### Problem
Everything from the first line of the data through the line with "const chart = echarts.init(document.getElementById('chart'))" is to be echoed exactly, minus the pictures.

##### Given data

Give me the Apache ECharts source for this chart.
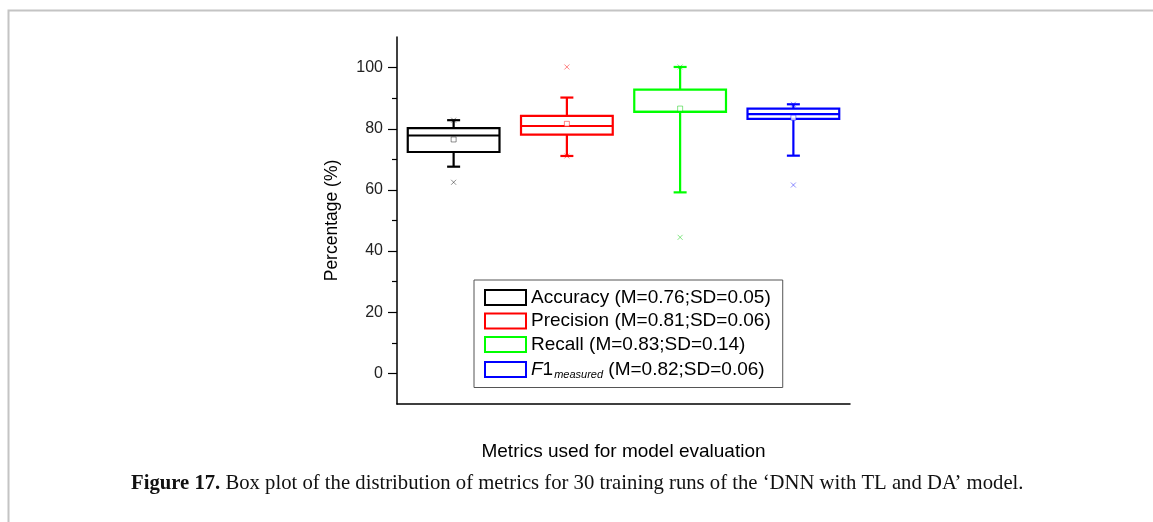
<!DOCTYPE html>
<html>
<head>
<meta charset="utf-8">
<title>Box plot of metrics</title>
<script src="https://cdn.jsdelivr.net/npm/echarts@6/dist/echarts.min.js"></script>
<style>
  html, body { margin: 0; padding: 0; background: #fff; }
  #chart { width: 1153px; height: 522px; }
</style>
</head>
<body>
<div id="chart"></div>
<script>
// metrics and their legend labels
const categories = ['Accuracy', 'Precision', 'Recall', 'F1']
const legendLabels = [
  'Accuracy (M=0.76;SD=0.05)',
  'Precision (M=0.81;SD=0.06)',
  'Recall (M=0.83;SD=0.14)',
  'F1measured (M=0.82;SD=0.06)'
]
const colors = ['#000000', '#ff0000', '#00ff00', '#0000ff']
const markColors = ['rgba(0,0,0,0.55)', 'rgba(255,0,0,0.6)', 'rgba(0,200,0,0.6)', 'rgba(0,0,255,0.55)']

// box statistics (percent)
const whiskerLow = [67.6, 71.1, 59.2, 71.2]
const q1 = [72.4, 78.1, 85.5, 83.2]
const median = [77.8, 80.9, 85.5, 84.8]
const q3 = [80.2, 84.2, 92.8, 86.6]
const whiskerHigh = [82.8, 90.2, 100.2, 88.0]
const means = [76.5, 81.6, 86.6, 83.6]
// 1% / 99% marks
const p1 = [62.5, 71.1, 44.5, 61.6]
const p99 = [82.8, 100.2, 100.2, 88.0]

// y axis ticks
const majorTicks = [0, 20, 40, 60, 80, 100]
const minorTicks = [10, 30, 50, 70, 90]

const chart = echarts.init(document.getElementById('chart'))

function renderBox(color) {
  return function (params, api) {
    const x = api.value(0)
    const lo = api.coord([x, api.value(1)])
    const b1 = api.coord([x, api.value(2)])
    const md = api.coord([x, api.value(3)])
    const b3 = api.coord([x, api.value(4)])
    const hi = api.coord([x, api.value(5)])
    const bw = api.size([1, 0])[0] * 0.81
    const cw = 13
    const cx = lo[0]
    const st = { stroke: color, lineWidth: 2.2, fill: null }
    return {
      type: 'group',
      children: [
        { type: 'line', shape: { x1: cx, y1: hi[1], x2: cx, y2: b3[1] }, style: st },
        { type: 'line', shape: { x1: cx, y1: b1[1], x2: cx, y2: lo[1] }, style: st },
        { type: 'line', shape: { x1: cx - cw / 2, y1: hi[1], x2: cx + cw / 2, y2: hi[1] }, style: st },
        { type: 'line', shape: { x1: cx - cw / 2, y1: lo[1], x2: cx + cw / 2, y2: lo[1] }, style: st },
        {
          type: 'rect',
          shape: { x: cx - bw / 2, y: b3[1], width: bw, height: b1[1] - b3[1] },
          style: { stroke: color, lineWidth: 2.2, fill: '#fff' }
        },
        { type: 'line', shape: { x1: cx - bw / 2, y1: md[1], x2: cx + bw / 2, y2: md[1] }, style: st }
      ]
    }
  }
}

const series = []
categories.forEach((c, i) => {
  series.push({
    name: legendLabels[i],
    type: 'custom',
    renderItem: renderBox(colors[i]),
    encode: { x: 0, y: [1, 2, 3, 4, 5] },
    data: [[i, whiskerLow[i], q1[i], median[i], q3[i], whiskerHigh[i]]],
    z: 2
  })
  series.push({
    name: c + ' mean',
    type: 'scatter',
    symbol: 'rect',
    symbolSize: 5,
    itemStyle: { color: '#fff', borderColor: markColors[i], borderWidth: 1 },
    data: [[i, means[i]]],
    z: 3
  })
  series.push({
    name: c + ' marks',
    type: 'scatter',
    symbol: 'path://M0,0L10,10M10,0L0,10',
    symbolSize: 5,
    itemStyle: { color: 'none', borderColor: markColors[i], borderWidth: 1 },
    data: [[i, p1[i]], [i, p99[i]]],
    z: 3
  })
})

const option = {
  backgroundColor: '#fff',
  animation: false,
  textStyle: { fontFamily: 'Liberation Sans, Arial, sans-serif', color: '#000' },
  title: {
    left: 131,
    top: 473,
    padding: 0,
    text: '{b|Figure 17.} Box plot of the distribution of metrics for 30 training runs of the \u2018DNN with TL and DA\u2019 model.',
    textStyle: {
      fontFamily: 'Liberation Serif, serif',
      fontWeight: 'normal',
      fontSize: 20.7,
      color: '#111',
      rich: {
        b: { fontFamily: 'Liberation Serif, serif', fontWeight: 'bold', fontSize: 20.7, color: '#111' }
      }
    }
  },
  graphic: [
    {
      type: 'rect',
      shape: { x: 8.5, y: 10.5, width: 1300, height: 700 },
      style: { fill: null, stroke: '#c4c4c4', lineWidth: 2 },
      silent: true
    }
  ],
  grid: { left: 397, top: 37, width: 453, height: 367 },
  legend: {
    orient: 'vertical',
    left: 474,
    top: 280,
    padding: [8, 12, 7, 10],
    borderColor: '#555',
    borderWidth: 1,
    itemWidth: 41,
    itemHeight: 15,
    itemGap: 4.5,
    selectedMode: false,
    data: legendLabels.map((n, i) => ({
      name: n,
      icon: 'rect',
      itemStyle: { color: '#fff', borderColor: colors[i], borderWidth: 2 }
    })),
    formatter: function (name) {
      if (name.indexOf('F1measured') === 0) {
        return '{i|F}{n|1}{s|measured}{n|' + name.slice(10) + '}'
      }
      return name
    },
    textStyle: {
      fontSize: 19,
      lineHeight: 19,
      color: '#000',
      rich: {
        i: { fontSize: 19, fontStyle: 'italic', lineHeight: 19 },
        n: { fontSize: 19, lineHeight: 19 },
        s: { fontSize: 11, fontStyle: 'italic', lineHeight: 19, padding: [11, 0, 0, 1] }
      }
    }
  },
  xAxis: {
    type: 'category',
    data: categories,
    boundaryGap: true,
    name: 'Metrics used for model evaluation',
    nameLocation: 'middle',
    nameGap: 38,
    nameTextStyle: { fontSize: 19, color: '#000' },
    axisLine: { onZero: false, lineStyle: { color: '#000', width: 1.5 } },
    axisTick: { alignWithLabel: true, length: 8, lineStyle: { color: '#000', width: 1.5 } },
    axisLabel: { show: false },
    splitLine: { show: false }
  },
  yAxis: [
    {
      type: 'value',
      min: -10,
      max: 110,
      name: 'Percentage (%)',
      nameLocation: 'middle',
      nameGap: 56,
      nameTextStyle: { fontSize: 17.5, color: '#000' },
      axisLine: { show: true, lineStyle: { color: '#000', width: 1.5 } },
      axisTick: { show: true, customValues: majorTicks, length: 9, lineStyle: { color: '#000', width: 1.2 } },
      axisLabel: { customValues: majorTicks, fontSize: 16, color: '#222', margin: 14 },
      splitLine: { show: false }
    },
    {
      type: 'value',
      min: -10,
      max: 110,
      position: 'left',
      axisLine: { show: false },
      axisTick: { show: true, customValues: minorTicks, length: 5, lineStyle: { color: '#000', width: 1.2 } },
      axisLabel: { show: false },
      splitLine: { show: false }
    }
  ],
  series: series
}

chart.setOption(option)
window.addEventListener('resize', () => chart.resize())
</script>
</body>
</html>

##########

### Correct answer
Give me the Apache ECharts source for this chart.
<!DOCTYPE html>
<html>
<head>
<meta charset="utf-8">
<title>Box plot of metrics</title>
<script src="https://cdn.jsdelivr.net/npm/echarts@6/dist/echarts.min.js"></script>
<style>
  html, body { margin: 0; padding: 0; background: #fff; }
  #chart { width: 1153px; height: 522px; }
</style>
</head>
<body>
<div id="chart"></div>
<script>
// metrics and their legend labels
const categories = ['Accuracy', 'Precision', 'Recall', 'F1']
const legendLabels = [
  'Accuracy (M=0.76;SD=0.05)',
  'Precision (M=0.81;SD=0.06)',
  'Recall (M=0.83;SD=0.14)',
  'F1measured (M=0.82;SD=0.06)'
]
const colors = ['#000000', '#ff0000', '#00ff00', '#0000ff']
const markColors = ['rgba(0,0,0,0.55)', 'rgba(255,0,0,0.6)', 'rgba(0,200,0,0.6)', 'rgba(0,0,255,0.55)']

// box statistics (percent)
const whiskerLow = [67.6, 71.1, 59.2, 71.2]
const q1 = [72.4, 78.1, 85.5, 83.2]
const median = [77.8, 80.9, 85.5, 84.8]
const q3 = [80.2, 84.2, 92.8, 86.6]
const whiskerHigh = [82.8, 90.2, 100.2, 88.0]
const means = [76.5, 81.6, 86.6, 83.6]
// 1% / 99% marks
const p1 = [62.5, 71.1, 44.5, 61.6]
const p99 = [82.8, 100.2, 100.2, 88.0]

// y axis ticks
const majorTicks = [0, 20, 40, 60, 80, 100]
const minorTicks = [10, 30, 50, 70, 90]

const chart = echarts.init(document.getElementById('chart'))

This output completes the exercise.